Just One More Night

We did it. This weekend, we got our son a big boy bed finally. He’ll be 4 in July, and it was time. He was getting pretty cramped in that crib, and it’s been in the back of our minds to get a bed for him for months now. So when we were reading the paper on Saturday morning and saw all the Presidents’ Day sales, we decided to take advantage. Called my dad to borrow his truck, and before I knew it, my husband was on his way to the mattress store.

He came home, brought the new mattress and box spring inside, and the kids were so excited.

“Let me just grab something to eat real quick, then I’ll set it all up,” he said.

“I need one more night,” I told him, fighting back tears.

He took one look at me, and being together for over a decade and knowing the complete sentimental mess I am, he completely understood.

“No problem, I get it,” and he hugged me.

Had I known that morning when I got up with him would be the last time I’d ever pull a child of mine out from his crib, I would have savored it more.

Had I known the night before would be the last time I’d ever reach over the rails to lay him down to sleep, I would have taken it all in and probably never let him down.

Had I known I wasn’t ever going to see that adorable 3 year old tiny hand through the rails making the “I Love You” sign, like we do each and every night when I walk out of the room, I would have taken a picture of it to last forever.

See, he’s our last baby.

We’ve had a crib in our house for almost 7 years.

I had to close that chapter and needed just one more chance to do it.

There are so many lasts that we don’t actually know are lasts when they happen, like the last time they say “Mommy” before it switches over to “Mom.”
The last time they sit on your lap or carry them in your arms before they’ve become too big.
The last time they crawl before they’re full blown walking machines.

But this. This I knew, and I was going to take full advantage.

So that night we sat in his chair and I sang him his favorite bedtime song (yes, it’s STILL Hark the Herald Angel Sing – been this way for the past two years, even on sweltering summer nights I belt it out for him).

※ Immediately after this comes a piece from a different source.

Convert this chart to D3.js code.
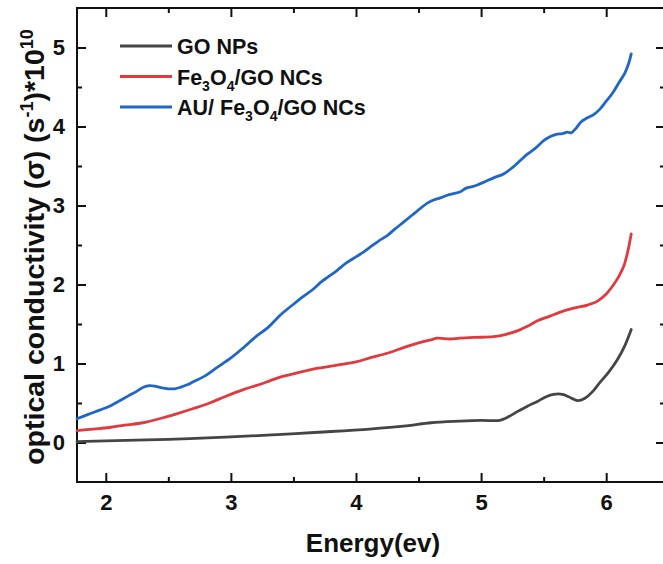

I held him extra tight, and I reached my arms over the crib and let him go.

I let him go.

I grabbed my phone to take a picture.

And we made our I Love You hand signs.

I said goodnight, left the room, got the tears out of my system once and for all.

And then I was ok.

The next morning, I heard him calling my name from his crib and knowing it was the last time I’d ever have to get up out of bed to pick up a child of mine, I hopped up, went in, and took in all his bedheaded adorableness as he lit up, so happy to greet me and the morning.

My husband put together his bed that day, and I didn’t shed a single tear. I made my peace, I closed that chapter. I reminded myself how amazing this is, and how crazy blessed I am that I get to experience the greatest gift a parent could possibly be given…

….getting to watch their child grow up.